在C＃中将fft转换为ifft

Question

I have a working FFT, but my question is how do I convert it into an IFFT? I was told that an IFFT should be just like the FFT that you are using. so how do I make an ifft from a fft ic#? I was told there should only be a few changes made to get the ifft.

I tried to do it myself, but I am not getting the same values back that I put in...

so I made an array of values and put it in to the fft and then the ifft and I can not getting the same values I put in...

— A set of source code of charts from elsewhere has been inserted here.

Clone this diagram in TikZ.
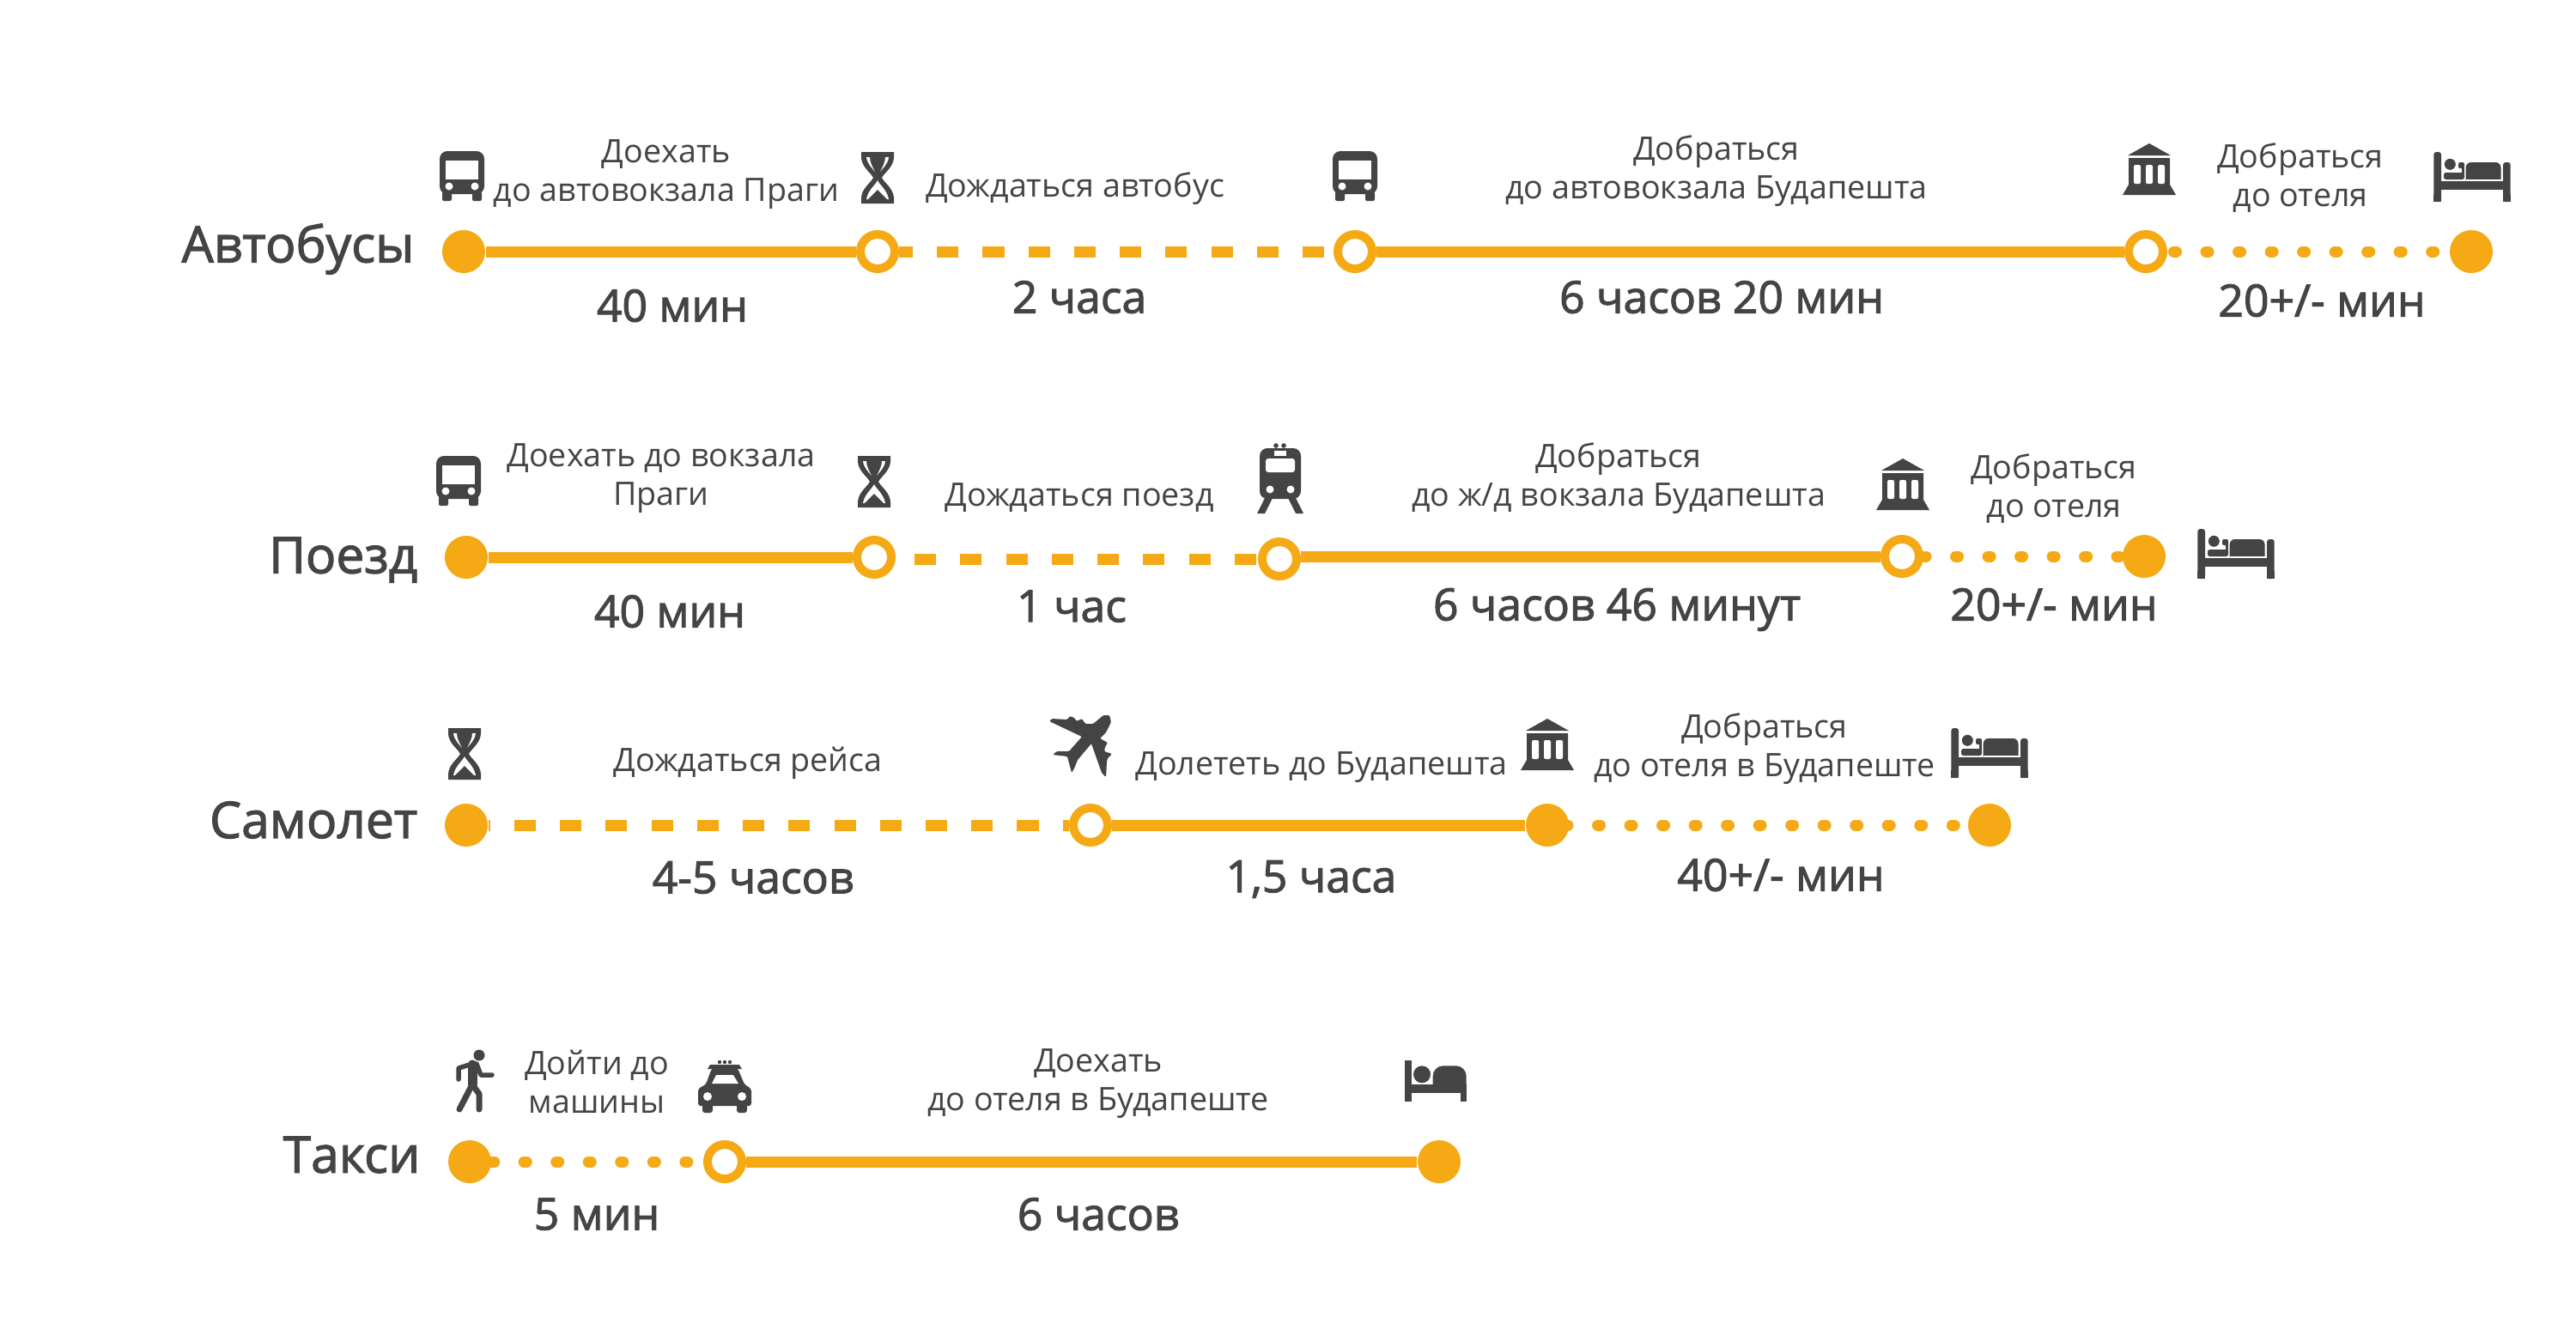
\documentclass[tikz,border=0pt]{standalone}
\usepackage{fontspec}
\setmainfont{Open Sans}
\newfontfamily\semifont[FakeBold=2]{Open Sans}
\definecolor{amber}{HTML}{F5A915}
\definecolor{ink}{HTML}{444444}
\tikzset{
  x=0.01cm,y=-0.01cm,
  dotfull/.style={circle,fill=amber,inner sep=0pt,minimum size=0.5cm},
  dotring/.style={circle,draw=amber,fill=white,line width=0.1cm,inner sep=0pt,minimum size=0.4cm},
  solidlink/.style={draw=amber,line width=0.13cm},
  dashlink/.style={draw=amber,line width=0.13cm,dash pattern=on 0.25cm off 0.282cm},
  dotlink/.style={draw=amber,line width=0.13cm,line cap=round,dash pattern=on 0.03cm off 0.345cm},
  lab/.style={text=ink,align=center,inner sep=0pt,font=\fontsize{10.7}{12.8}\selectfont},
  dur/.style={text=ink,align=center,inner sep=0pt,font=\fontsize{14.7}{16}\semifont},
  ttl/.style={text=ink,anchor=east,inner sep=0pt,font=\fontsize{16.7}{18}\semifont},
  busicon/.pic={
    \fill[ink,rounded corners=0.09cm] (-26,-29) rectangle (26,21);
    \fill[ink,rounded corners=0.02cm] (-23,18) rectangle (-12,29);
    \fill[ink,rounded corners=0.02cm] (12,18) rectangle (23,29);
    \fill[white] (-19,-18) rectangle (19,4);
    \fill[white] (-15,12) circle[radius=0.045cm];
    \fill[white] (15,12) circle[radius=0.045cm];
  },
  glassicon/.pic={
    \fill[ink] (-19,-30) -- (19,-30) -- (19,-23) .. controls (18,-12) and (8,-6) .. (5,0) .. controls (8,6) and (18,12) .. (19,23) -- (19,30) -- (-19,30) -- (-19,23) .. controls (-18,12) and (-8,6) .. (-5,0) .. controls (-8,-6) and (-18,-12) .. (-19,-23) -- (-19,-30) -- cycle;
    \fill[white] (0,3) .. controls (2,8) and (11,14) .. (13,25) -- (-13,25) .. controls (-11,14) and (-2,8) .. (0,3) -- cycle;
    \fill[ink] (0,14) -- (12,26) -- (-12,26) -- cycle;
    \fill[white] (-13,-24) .. controls (-12,-16) and (-6,-11) .. (-3,-7) .. controls (-6,-13) and (-9,-18) .. (-9,-24) -- cycle;
    \fill[white] (13,-24) .. controls (12,-16) and (6,-11) .. (3,-7) .. controls (6,-13) and (9,-18) .. (9,-24) -- cycle;
  },
  museumicon/.pic={
    \fill[ink] (0,-30) -- (25,-16) -- (-25,-16) -- cycle;
    \fill[ink] (-24,-13) -- (24,-13) -- (24,18) -- (31,30) -- (-31,30) -- (-24,18) -- cycle;
    \fill[white,rounded corners=0.02cm] (-18,-5) rectangle (-10,17);
    \fill[white,rounded corners=0.02cm] (-4,-5) rectangle (4,17);
    \fill[white,rounded corners=0.02cm] (10,-5) rectangle (18,17);
  },
  bedicon/.pic={
    \fill[ink,rounded corners=0.03cm] (-44.7,-29) rectangle (-36,29);
    \fill[ink,rounded corners=0.03cm] (36,-17) rectangle (44.7,29);
    \fill[ink] (-44.7,29) rectangle (-36,20);
    \fill[ink] (44.7,29) rectangle (36,20);
    \fill[ink] (-36,5) rectangle (36,15);
    \fill[ink] (-25.7,-14.7) circle[radius=0.065cm];
    \fill[ink,rounded corners=0.025cm] (-33,-5) rectangle (-9,3);
    \fill[ink,rounded corners=0.02cm] (-16,-17) rectangle (-9,-10);
    \fill[ink] (-12.5,-14) rectangle (-9,-2);
    \fill[ink,rounded corners=0.06cm] (-7.3,-17) -- (33.5,-17) -- (33.5,10) -- (-7.3,10) -- cycle;
    \fill[white] (-7.5,3) rectangle (34,5);
  },
  bedalticon/.pic={
    \fill[ink] (-35.7,-24.3) rectangle (-28.3,24);
    \fill[ink] (-16,-7.7) circle[radius=0.1cm];
    \fill[ink,rounded corners=0.12cm] (-3.3,-17.7) -- (35.7,-17.7) -- (35.7,20) -- (-3.3,20) -- cycle;
    \fill[ink] (-28.3,4) rectangle (35.7,14);
    \fill[white] (-4,14) rectangle (36,21);
    \fill[ink] (29.3,13) rectangle (35.7,24);
  },
  trainicon/.pic={
    \fill[ink] (-5,-38) circle[radius=0.028cm];
    \fill[ink] (4,-38) circle[radius=0.028cm];
    \fill[ink,rounded corners=0.09cm] (-24,-35) rectangle (24,24);
    \fill[white] (-7,-32) rectangle (7,-26);
    \fill[white,rounded corners=0.03cm] (-17,-23) rectangle (17,-7);
    \fill[white] (-12,13) circle[radius=0.045cm];
    \fill[white] (12,13) circle[radius=0.045cm];
    \fill[ink] (-18,23) -- (-9,23) -- (-18,41) -- (-27,41) -- cycle;
    \fill[ink] (18,23) -- (9,23) -- (18,41) -- (27,41) -- cycle;
  },
  planeicon/.pic={
    \fill[ink,rounded corners=0.012cm] (34,-35) -- (36,-27) -- (30,-15) -- (23,-8) -- (32,-3) -- (29,2) -- (28,7) -- (37,10) -- (32,15) -- (31,19) -- (30,37) -- (25,32) -- (13,-2) -- (-3,17) -- (-7,27) -- (-10,32) -- (-15,13) -- (-32,11) -- (-27,7) -- (-13,7) -- (2,-10) -- (-36,-28) -- (-33,-31) -- (-15,-30) -- (-12,-34) -- (-7,-32) -- (-4,-28) -- (2,-31) -- (6,-25) -- (15,-25) -- (27,-35) -- cycle;
  },
  walkicon/.pic={
    \fill[ink] (5,-30) circle[radius=0.065cm];
    \draw[ink,line width=0.11cm,line cap=round] (-3,-19) -- (-3,4);
    \draw[ink,line width=0.055cm,line cap=round,line join=round] (-19,-2) -- (-19,-15) -- (-3,-20);
    \draw[ink,line width=0.055cm,line cap=round,line join=round] (2,-20) -- (7,-7) -- (20,-7);
    \draw[ink,line width=0.07cm,line cap=round,line join=round] (-3,4) -- (-18,33);
    \draw[ink,line width=0.07cm,line cap=round,line join=round] (-3,4) -- (5,15) -- (5,33);
  },
  taxiicon/.pic={
    \fill[ink] (-6,-28) circle[radius=0.022cm];
    \fill[ink] (0,-28) circle[radius=0.022cm];
    \fill[ink] (6,-28) circle[radius=0.022cm];
    \fill[ink] (-17,-25) -- (17,-25) -- (20,-20) -- (-20,-20) -- cycle;
    \fill[ink,rounded corners=0.03cm] (-22,-2) -- (-15,-21) -- (15,-21) -- (23,-2) -- (31,3) -- (31,23) -- (-31,23) -- (-31,3) -- cycle;
    \fill[ink,rounded corners=0.03cm] (-26,18) rectangle (-14,31);
    \fill[ink,rounded corners=0.03cm] (14,18) rectangle (26,31);
    \fill[white] (-15,-3) -- (-10,-13) -- (10,-13) -- (16,-3) -- cycle;
    \fill[white] (-20,12) circle[radius=0.05cm];
    \fill[white] (20,12) circle[radius=0.05cm];
  },
}
\begin{document}
\begin{tikzpicture}
\useasboundingbox[fill=white] (0,0) rectangle (3000,1562);

% Row 1
\node[ttl] (t1) at (483,290) {Автобусы};
\node[dotfull] (a1) at (540,293) {};
\node[dotring] (a2) at (1022,293) {};
\node[dotring] (a3) at (1578,293) {};
\node[dotring] (a4) at (2499,293) {};
\node[dotfull] (a5) at (2878,293) {};
\draw[solidlink] (a1) -- (a2);
\draw[dashlink,dash phase=0.09cm] (a2) -- (a3);
\draw[solidlink] (a3) -- (a4);
\draw[dotlink,dash phase=0.30cm] (a4) -- (a5);
\pic at (538,205) {busicon};
\pic at (1022,207) {glassicon};
\pic at (1578,205) {busicon};
\pic at (2503,197) {museumicon};
\pic at (2879,206) {bedicon};
\node[lab] (l11) at (776,203) {Доехать\\до автовокзала Праги};
\node[lab] (l12) at (1252,220) {Дождаться автобус};
\node[lab] (l13) at (1999,199) {Добраться\\до автовокзала Будапешта};
\node[lab] (l14) at (2679,207) {Добраться\\до отеля};
\node[dur] (d11) at (783,356) {40 мин};
\node[dur] (d12) at (1257,346) {2 часа};
\node[dur] (d13) at (2005,346) {6 часов 20 мин};
\node[dur] (d14) at (2704,350) {20+/- мин};

% Row 2
\node[ttl] (t2) at (487,652) {Поезд};
\node[dotfull] (b1) at (543,649) {};
\node[dotring] (b2) at (1018,649) {};
\node[dotring] (b3) at (1490,651) {};
\node[dotring] (b4) at (2215,648) {};
\node[dotfull] (b5) at (2497,648) {};
\draw[solidlink] (b1) -- (b2);
\draw[dashlink,dash phase=0.31cm] (b2.east |- b3.center) -- (b3);
\draw[solidlink] (b3.east |- b4.center) -- (b4);
\draw[dotlink,dash phase=0cm] (b4) -- (b5);
\pic at (534,560) {busicon};
\pic at (1018,561) {glassicon};
\pic at (1491,557) {trainicon};
\pic at (2216,564) {museumicon};
\pic at (2604,645) {bedicon};
\node[lab] (l21) at (770,557) {Доехать до вокзала\\Праги};
\node[lab] (l22) at (1257,580) {Дождаться поезд};
\node[lab] (l23) at (1885,557) {Добраться\\до ж/д вокзала Будапешта};
\node[lab] (l24) at (2392,569) {Добраться\\до отеля};
\node[dur] (d21) at (780,712) {40 мин};
\node[dur] (d22) at (1248,706) {1 час};
\node[dur] (d23) at (1883,710) {6 часов 46 минут};
\node[dur] (d24) at (2392,704) {20+/- мин};

% Row 3
\node[ttl] (t3) at (487,955) {Самолет};
\node[dotfull] (c1) at (543,961) {};
\node[dotring] (c2) at (1270,961) {};
\node[dotfull] (c3) at (1802,961) {};
\node[dotfull] (c4) at (2317,961) {};
\draw[dashlink,dash phase=0.23cm] (c1) -- (c2);
\draw[solidlink] (c2) -- (c3);
\draw[dotlink,dash phase=0cm,shorten <=-0.047cm] (c3) -- (c4);
\pic at (541,878) {glassicon};
\pic at (1258,868) {planeicon};
\pic at (1802,867) {museumicon};
\pic at (2317,877) {bedicon};
\node[lab] (l31) at (871,889) {Дождаться рейса};
\node[lab] (l32) at (1539,894) {Долететь до Будапешта};
\node[lab] (l33) at (2055,872) {Добраться\\до отеля в Будапеште};
\node[dur] (d31) at (877,1022) {4-5 часов};
\node[dur] (d32) at (1527,1024) {1,5 часа};
\node[dur] (d33) at (2074,1019) {40+/- мин};

% Row 4
\node[ttl] (t4) at (490,1345) {Такси};
\node[dotfull] (e1) at (547,1353) {};
\node[dotring] (e2) at (844,1353) {};
\node[dotfull] (e3) at (1676,1353) {};
\draw[dotlink,dash phase=0cm] (e1) -- (e2);
\draw[solidlink] (e2) -- (e3);
\pic at (553,1259) {walkicon};
\pic at (844,1265) {taxiicon};
\pic at (1672,1259) {bedalticon};
\node[lab] (l41) at (695,1260) {Дойти до\\машины};
\node[lab] (l42) at (1279,1262) {Доехать\\до отеля в Будапеште};
\node[dur] (d41) at (695,1414) {5 мин};
\node[dur] (d42) at (1279,1414) {6 часов};
\end{tikzpicture}
\end{document}
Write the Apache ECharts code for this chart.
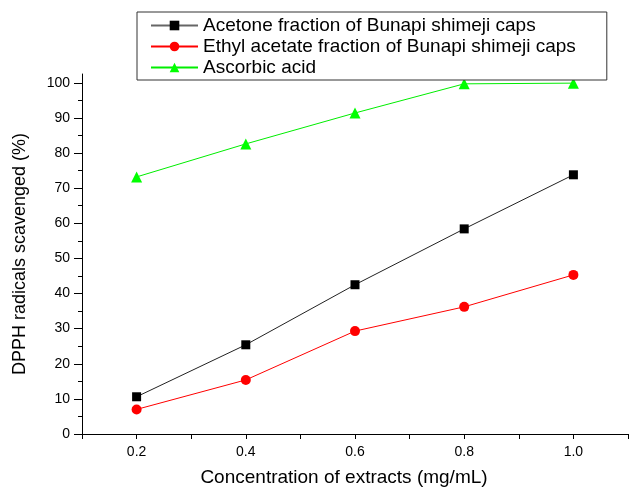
<!DOCTYPE html>
<html>
<head>
<meta charset="utf-8">
<script src="https://cdn.jsdelivr.net/npm/echarts@6/dist/echarts.min.js"></script>
<style>
  html, body { margin: 0; padding: 0; background: #fff; }
  #chart { width: 629px; height: 488px; }
</style>
</head>
<body>
<div id="chart"></div>
<script>
// concentrations (mg/mL)
var concentrations = [0.2, 0.4, 0.6, 0.8, 1.0];
// DPPH radicals scavenged (%)
var acetone = [10.6, 25.4, 42.5, 58.4, 73.8];
var ethylAcetate = [7.0, 15.4, 29.3, 36.2, 45.3];
var ascorbic = [73.2, 82.6, 91.4, 99.7, 99.9];
var seriesNames = [
    'Acetone fraction of Bunapi shimeji caps',
    'Ethyl acetate fraction of Bunapi shimeji caps',
    'Ascorbic acid'
];
var yMajorTicks = [0, 10, 20, 30, 40, 50, 60, 70, 80, 90, 100];
var yMinorTicks = [5, 15, 25, 35, 45, 55, 65, 75, 85, 95];

function pairs(ys){
    var out = [];
    for (var i = 0; i < concentrations.length; i++) {
        out.push([concentrations[i], ys[i]]);
    }
    return out;
}

var font = 'Liberation Sans, Arial, sans-serif';
var myChart = echarts.init(document.getElementById('chart'), null, {renderer: 'canvas'});

var option = {
    animation: false,
    backgroundColor: '#fff',
    textStyle: { fontFamily: font },
    grid: { left: 82, right: 1, top: 74, bottom: 54, containLabel: false, outerBoundsMode: 'none' },
    legend: {
        orient: 'vertical',
        left: 137,
        top: 12,
        padding: [3, 31, 2, 13],
        itemGap: 0,
        itemWidth: 47,
        itemHeight: 12,
        borderColor: '#333',
        borderWidth: 1,
        backgroundColor: '#fff',
        textStyle: { fontSize: 19, lineHeight: 21, color: '#000', fontFamily: font },
        data: [
            { name: seriesNames[0], itemStyle: { color: '#000' }, lineStyle: { color: '#666' } },
            { name: seriesNames[1] },
            { name: seriesNames[2] }
        ]
    },
    xAxis: {
        type: 'value',
        min: 0.1,
        max: 1.1,
        interval: 0.1,
        name: 'Concentration of extracts (mg/mL)',
        nameLocation: 'middle',
        nameGap: 34,
        nameTextStyle: { fontSize: 19, color: '#000', padding: [0, 22, 0, 0] },
        splitLine: { show: false },
        axisLine: { lineStyle: { color: '#000', width: 1 } },
        axisTick: { length: 5, lineStyle: { color: '#000' } },
        axisLabel: {
            fontSize: 14,
            color: '#000',
            margin: 11,
            formatter: function(v){
                var k = Math.round(v * 10);
                return k % 2 === 0 ? (k / 10).toFixed(1) : '';
            }
        }
    },
    yAxis: [
        {
            type: 'value',
            min: 0,
            max: 102.5,
            name: 'DPPH radicals scavenged (%)',
            nameLocation: 'middle',
            nameGap: 53,
            nameTextStyle: { fontSize: 18, color: '#000' },
            splitLine: { show: false },
            axisLine: { show: true, lineStyle: { color: '#000', width: 1 } },
            axisTick: { length: 8, customValues: yMajorTicks, lineStyle: { color: '#000' } },
            axisLabel: { fontSize: 14, color: '#000', margin: 12, customValues: yMajorTicks }
        },
        {
            type: 'value',
            min: 0,
            max: 102.5,
            position: 'left',
            splitLine: { show: false },
            axisLine: { show: false },
            axisTick: { show: true, length: 4, customValues: yMinorTicks, lineStyle: { color: '#000' } },
            axisLabel: { show: false }
        }
    ],
    series: [
        {
            name: seriesNames[0],
            type: 'line',
            data: pairs(acetone),
            symbol: 'rect',
            symbolSize: 9,
            color: '#000',
            lineStyle: { color: '#222', width: 1 },
            itemStyle: { color: '#000' }
        },
        {
            name: seriesNames[1],
            type: 'line',
            data: pairs(ethylAcetate),
            symbol: 'circle',
            symbolSize: 10,
            color: '#ff0000',
            lineStyle: { color: '#ff0000', width: 1 },
            itemStyle: { color: '#ff0000' }
        },
        {
            name: seriesNames[2],
            type: 'line',
            data: pairs(ascorbic),
            symbol: 'triangle',
            symbolSize: 11,
            color: '#00ff00',
            lineStyle: { color: '#00ee00', width: 1 },
            itemStyle: { color: '#00ff00' }
        }
    ]
};
myChart.setOption(option);
</script>
</body>
</html>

so I do not think I changed it the right way.

this is the FFT I have:

    public Complex[] FFT(Complex[] x )
   {
       int N2 = x.Length;
       Complex[] X = new Complex[N2];
       if (N2 == 1)
       {
           return x;
       }
       Complex[] odd = new Complex[N2 / 2];
       Complex[] even = new Complex[N2 / 2];
       Complex[] Y_Odd = new Complex[N2 / 2];
       Complex[] Y_Even = new Complex[N2 / 2];
       for (int t = 0; t < N2 / 2; t++)
       {
           even[t] = x[t * 2];    
           odd[t] = x[(t * 2) + 1];
       }
       Y_Even = FFT(even);
       Y_Odd = FFT(odd);
       Complex temp4;

       for (int k = 0; k < (N2 / 2); k++)
       {
           temp4 = Complex1(k, N2);
           X[k] = Y_Even[k] + (Y_Odd[k] * temp4);
           X[k + (N2 / 2)] = Y_Even[k] - (Y_Odd[k] * temp4);  
           }
       return X;
   }



    public Complex Complex1(int K, int N3)
    {
        Complex W = Complex.Pow((Complex.Exp(-1 * Complex.ImaginaryOne * (2.0 * Math.PI / N3))), K);
        return W;

    }

Answer 1

Depending on the FFT, you may have to scale the entire complex vector (multiply either the input or result vector, not both) by 1/N (the length of the FFT). But this scale factor differs between FFT libraries (some already include a 1/sqrt(N) factor).

Then take the complex conjugate of the input vector, FFT it, and do another complex conjugate to get the IFFT result. This is equivalent to doing an FFT using -i instead of i for the basis vector exponent.

Also, normally, one does not get the same values out of a computed IFFT(FFT()) as went in, as arithmetic rounding adds at least some low level numerical noise to the result.